=== Recorded information ===
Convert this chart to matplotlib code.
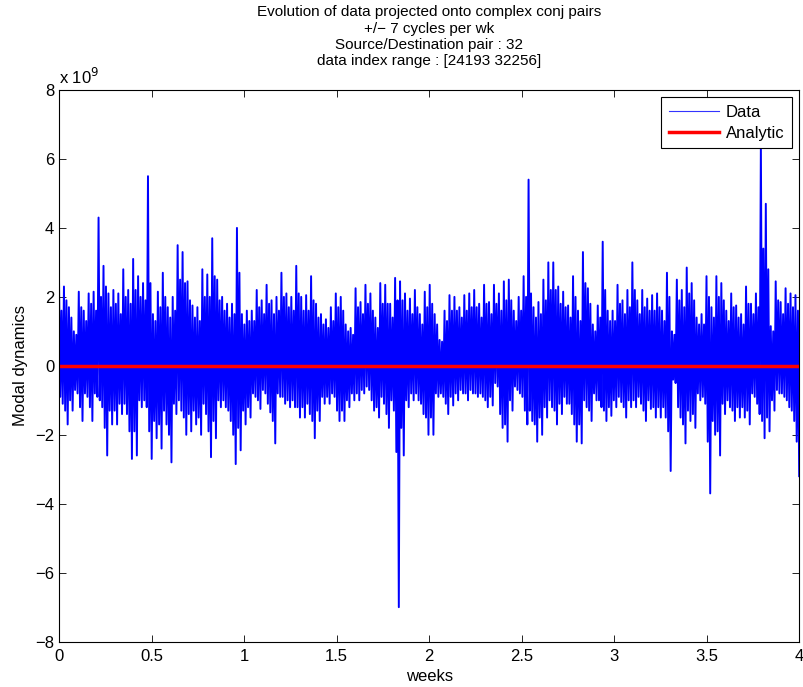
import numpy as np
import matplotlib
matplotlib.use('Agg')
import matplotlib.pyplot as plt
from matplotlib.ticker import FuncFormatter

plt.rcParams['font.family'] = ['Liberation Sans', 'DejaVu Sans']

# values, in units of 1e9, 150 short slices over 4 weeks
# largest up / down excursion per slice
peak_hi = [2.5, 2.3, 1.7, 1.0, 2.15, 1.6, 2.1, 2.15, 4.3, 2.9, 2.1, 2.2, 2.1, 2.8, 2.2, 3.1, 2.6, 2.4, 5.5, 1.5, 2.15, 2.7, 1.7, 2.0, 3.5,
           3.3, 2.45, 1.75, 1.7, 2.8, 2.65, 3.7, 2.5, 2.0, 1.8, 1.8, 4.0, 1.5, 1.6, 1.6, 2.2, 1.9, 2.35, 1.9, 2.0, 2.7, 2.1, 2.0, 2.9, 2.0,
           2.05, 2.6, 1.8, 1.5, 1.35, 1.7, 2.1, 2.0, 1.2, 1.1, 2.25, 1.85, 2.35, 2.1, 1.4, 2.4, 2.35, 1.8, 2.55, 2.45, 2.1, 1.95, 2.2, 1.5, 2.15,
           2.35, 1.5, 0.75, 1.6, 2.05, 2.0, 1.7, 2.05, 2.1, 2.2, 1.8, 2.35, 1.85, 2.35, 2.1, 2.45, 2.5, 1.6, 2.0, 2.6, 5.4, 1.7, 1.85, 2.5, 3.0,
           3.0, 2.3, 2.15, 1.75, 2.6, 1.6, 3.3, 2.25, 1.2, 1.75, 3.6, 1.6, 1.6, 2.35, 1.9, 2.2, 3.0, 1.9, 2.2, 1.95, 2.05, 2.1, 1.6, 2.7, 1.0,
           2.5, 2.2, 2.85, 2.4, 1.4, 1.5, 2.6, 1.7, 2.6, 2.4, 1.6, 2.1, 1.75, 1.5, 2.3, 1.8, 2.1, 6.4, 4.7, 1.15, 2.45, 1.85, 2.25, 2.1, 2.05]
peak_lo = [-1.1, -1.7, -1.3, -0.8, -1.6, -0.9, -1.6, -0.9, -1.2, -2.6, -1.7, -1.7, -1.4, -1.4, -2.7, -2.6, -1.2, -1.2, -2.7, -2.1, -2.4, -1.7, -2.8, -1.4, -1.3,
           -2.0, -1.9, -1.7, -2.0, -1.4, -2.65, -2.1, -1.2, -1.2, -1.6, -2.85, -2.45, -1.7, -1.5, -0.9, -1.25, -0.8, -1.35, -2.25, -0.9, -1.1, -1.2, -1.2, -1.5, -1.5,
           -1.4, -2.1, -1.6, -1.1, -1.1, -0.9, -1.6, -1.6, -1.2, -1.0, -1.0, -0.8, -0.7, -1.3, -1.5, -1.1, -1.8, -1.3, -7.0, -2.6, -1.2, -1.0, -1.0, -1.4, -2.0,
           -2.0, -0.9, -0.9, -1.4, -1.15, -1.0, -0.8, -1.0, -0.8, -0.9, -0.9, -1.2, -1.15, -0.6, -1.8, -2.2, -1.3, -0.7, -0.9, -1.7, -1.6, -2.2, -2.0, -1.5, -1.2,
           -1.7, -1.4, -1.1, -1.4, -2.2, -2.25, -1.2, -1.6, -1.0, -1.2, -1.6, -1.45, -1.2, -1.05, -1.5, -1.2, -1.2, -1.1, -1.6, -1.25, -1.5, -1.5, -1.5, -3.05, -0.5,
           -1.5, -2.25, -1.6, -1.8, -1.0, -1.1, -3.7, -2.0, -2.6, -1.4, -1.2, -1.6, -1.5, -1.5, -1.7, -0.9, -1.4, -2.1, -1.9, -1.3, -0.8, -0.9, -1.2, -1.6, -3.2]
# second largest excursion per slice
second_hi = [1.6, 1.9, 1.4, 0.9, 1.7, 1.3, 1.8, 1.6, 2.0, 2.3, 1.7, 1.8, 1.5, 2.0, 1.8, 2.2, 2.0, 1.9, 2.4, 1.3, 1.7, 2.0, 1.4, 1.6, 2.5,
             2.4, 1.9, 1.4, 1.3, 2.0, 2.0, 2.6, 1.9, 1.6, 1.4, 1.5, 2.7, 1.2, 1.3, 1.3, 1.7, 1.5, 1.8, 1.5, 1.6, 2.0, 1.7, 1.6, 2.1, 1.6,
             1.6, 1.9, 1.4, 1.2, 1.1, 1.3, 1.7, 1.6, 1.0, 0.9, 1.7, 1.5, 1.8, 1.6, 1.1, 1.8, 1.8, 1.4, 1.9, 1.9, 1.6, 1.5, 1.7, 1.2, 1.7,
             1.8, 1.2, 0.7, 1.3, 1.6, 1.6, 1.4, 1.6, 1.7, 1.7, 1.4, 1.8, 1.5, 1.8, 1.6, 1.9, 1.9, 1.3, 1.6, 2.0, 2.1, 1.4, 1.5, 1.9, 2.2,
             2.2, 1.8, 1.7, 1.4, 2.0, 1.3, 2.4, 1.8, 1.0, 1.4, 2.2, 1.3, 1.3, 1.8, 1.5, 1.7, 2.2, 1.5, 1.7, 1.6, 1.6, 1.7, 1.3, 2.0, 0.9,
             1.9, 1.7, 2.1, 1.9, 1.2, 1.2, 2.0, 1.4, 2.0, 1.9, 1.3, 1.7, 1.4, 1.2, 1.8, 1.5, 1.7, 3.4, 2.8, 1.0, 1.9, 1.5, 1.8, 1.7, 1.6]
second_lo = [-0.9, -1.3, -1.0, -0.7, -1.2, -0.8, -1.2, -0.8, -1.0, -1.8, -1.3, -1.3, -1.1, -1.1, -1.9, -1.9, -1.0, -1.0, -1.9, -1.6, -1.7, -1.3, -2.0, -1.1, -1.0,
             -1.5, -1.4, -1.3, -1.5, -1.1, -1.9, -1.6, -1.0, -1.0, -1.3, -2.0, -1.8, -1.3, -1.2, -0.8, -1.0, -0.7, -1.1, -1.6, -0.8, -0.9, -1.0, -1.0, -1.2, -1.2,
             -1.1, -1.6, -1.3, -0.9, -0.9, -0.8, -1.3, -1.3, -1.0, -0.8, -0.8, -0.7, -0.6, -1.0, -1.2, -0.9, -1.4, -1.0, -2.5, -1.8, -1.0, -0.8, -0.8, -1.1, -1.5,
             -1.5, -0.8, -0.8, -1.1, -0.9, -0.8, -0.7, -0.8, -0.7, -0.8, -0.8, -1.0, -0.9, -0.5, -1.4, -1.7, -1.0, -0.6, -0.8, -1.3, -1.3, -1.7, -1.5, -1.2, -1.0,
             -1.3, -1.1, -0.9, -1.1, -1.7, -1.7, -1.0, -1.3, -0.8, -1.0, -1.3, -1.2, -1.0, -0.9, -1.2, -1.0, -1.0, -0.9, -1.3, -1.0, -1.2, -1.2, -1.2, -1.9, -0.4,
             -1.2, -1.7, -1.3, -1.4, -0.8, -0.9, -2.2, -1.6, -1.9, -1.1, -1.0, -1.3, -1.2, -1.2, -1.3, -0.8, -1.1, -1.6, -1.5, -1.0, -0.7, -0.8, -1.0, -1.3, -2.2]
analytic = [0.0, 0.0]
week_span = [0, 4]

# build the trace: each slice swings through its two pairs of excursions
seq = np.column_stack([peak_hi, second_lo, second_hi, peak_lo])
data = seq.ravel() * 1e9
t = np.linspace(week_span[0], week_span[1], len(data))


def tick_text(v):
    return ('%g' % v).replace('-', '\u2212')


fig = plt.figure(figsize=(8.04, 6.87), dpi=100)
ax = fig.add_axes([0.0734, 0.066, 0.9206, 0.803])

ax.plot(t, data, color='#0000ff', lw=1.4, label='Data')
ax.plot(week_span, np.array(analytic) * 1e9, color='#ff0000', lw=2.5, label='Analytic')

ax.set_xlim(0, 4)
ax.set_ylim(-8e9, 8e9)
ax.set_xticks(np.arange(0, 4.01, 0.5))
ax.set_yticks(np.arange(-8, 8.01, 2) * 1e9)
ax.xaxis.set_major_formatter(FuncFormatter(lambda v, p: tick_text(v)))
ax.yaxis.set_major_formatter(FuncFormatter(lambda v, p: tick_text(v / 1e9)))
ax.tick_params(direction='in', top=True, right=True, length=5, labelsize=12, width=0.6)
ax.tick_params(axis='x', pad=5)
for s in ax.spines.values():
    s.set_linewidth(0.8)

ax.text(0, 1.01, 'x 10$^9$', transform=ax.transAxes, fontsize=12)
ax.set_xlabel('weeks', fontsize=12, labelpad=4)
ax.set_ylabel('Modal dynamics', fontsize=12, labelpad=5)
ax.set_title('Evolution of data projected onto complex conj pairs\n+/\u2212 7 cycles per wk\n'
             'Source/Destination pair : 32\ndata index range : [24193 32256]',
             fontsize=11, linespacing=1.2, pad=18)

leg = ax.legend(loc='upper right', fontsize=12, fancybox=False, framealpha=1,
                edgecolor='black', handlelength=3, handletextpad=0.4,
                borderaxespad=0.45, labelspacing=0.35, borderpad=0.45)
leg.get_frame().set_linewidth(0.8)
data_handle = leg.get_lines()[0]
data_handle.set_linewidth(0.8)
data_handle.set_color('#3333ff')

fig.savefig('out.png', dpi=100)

=== Short task ===
Exactly reproduce the run of lines from the start of the listing through the line with "plt.rcParams['font.family'] = ['Liberation", inclusive; pictures are not copied.

=== Full answer ===
Convert this chart to matplotlib code.
import numpy as np
import matplotlib
matplotlib.use('Agg')
import matplotlib.pyplot as plt
from matplotlib.ticker import FuncFormatter

plt.rcParams['font.family'] = ['Liberation Sans', 'DejaVu Sans']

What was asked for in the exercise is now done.